Chapitre du 9 juillet 2017

 

 

Un moment de transition

 

 

          Nous avons eu vendredi dernier une très intéressante conférence par Alicia Scarcez sur l’évolution des livres liturgiques durant les premières années de la réforme cistercienne. Elle nous a expliqué comment Robert et ses compagnons avaient apporté à Cîteaux une copie des livres liturgiques de la tradition cluniaque utilisés à Molesme. Étienne Harding fit une première réforme, en faisant copier les livres liturgiques de Metz, qu’on croyait alors détenir l’authentique grégorien.  Puis Bernard de Clairvaux et ses moines réalisèrent une nouvelle réforme des livres liturgiques, pour les adapter davantage à la sensibilité des moines bourgignons.  Tout cela en quelques décennies, et pour répondre à des approches différentes de la tradition cistercienne. (Alicia est en quelque sorte la « disciple » du Père Chrysogonus Waddell, dont la connaissance encyclopédique des documents cisterciens primitifs – non seulement liturgiques -- reste à notre époque inégalée).

 

          On pourrait dire que le charisme propre de Cîteaux est celui de la « réforme » et que la réforme cistercienne n’a cessé, à travers les âges, d’être constamment « réformée » pour répondre à de nouvelles situations et de nouveaux défis. Il y a déjà un esprit très différent entre les aspirations des fondateurs de Cîteaux, qu’on pourrait qualifier de génération des « vieux ascètes », et celles de la génération de Bernard et de ses compagnons, qu’on pourrait appeler la génération des « jeunes chevaliers ».

 

          On célébrait hier la mémoire du bienheureux Eugène III, un disciple de Bernard devenu abbé de Tre Fontane à Rome, puis élu pape quelques années plus tard.  On voit comment, avec la mouvance bernardine l’Ordre était déjà entré à fond dans la grande réforme grégorienne, alors que la première génération cistercienne s’insérait dans un mouvement de retour à la pauvreté, la simplicité et l’authenticité des origines – un mouvement en marge de cette grande réforme institutionnelle. Cette aspiration à la pauvreté et à la simplicité sera reprise ensuite par les Ordres mendiants.

 

          Le fait que l’Ordre se soit en quelque sorte inféodé à ce grand mouvement de réforme institutionnelle de l’Église qu’était la réforme grégorienne explique en grande partie son développement extraordinaire durant les siècles de « chrétienté ».  Mais cela explique aussi sa grande difficulté actuelle à continuer à se recruter, à une époque où cette structure institutionnelle du christianisme héritée du Moyen Âge est en pleine crise, en particulier en Europe et en Amérique.

 

          Nous lisons actuellement au réfectoire le livre de Danièle Hervieu-Léger sur la restauration monastique en France, aux 19ème et 20ème siècles.
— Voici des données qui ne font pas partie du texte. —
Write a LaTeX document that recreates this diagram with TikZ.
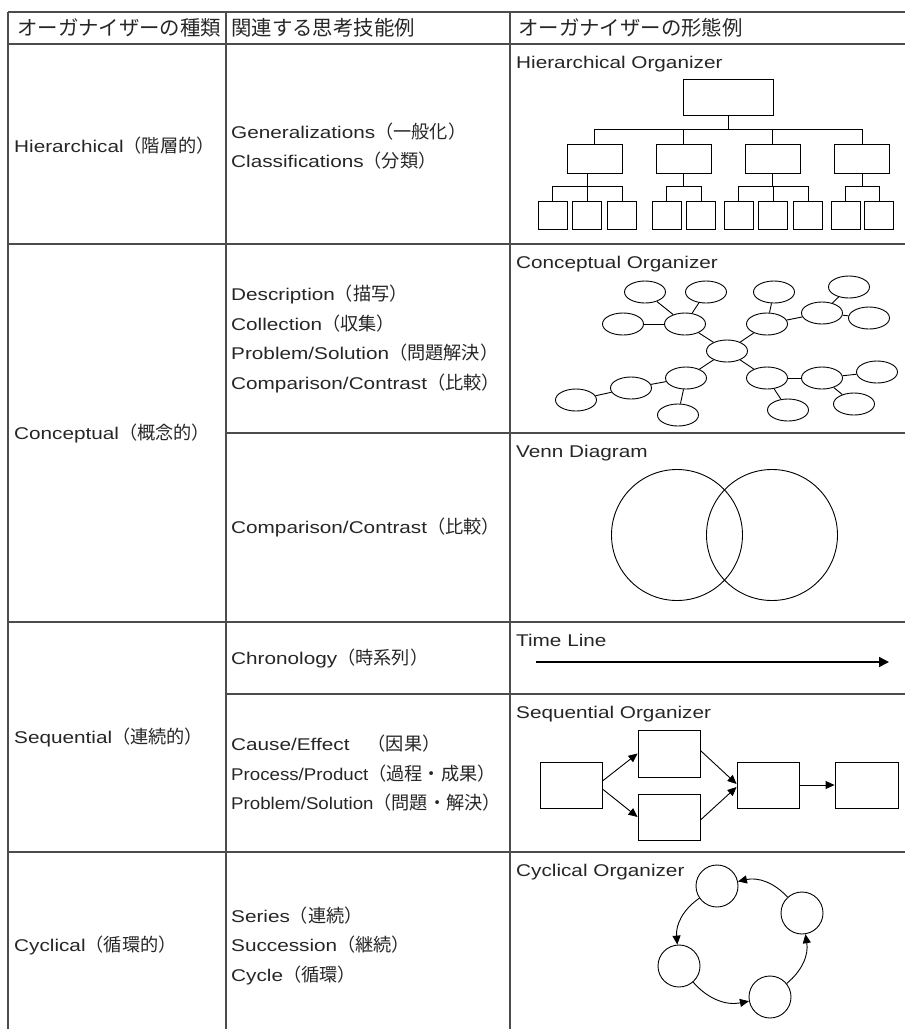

Danièle Hervieu-Léger est une sociologue de profession. Elle ne fait donc pas simplement raconter l’histoire.  Elle analyse l’ancrage de cette épopée monastique dans une large évolution de l’Église comme institution et de la société civile.  Elle pose aussi au monachisme actuel de sérieuses questions.

 

          Tout cela constitue le contexte dans lequel nous aurons cette semaine quelques jours de réflexion, avec Dom Lode d’Orval, sur la transition que doit vivre notre communauté au cours des prochains mois.  Tout le monde sait que notre communauté devra se choisir un nouvel abbé dans les semaines – tout au plus les quelques mois – qui suivront le Chapitre Général de septembre.  Il serait trop facile de se limiter à réfléchir sur les candidats éventuels au service abbatial.

 

          Nous avons la chance d’avoir à Scourmont une communauté qui a toujours vécu, depuis sa fondation, en synergie avec l’Ordre, avec l’Église et avec la société civile dans laquelle elle est insérée. Notre réflexion communautaire sur ce que nous aurons à vivre comme communauté en ce moment de transition ne peut ignorer les défis que vivent notre région, la Belgique, l’Occident et l’Église universelle – et, bien sûr, notre Ordre.

 

          Le pape François, qui nous met constamment en garde contre le danger de ce qu’il appelle l’autoréférentialité, nous appelle à continuer de nous interroger sur la mission qui est nôtre, dans ce contexte, précisément en tant que moines contemplatifs, c’est-à-dire moines voués à une vie de prière continuelle.

 

          Demandons à l’Esprit Saint de nous guider dans cet effort de réflexion sur ce que Dieu attend de nous, comme communauté, dans ce moment de notre histoire.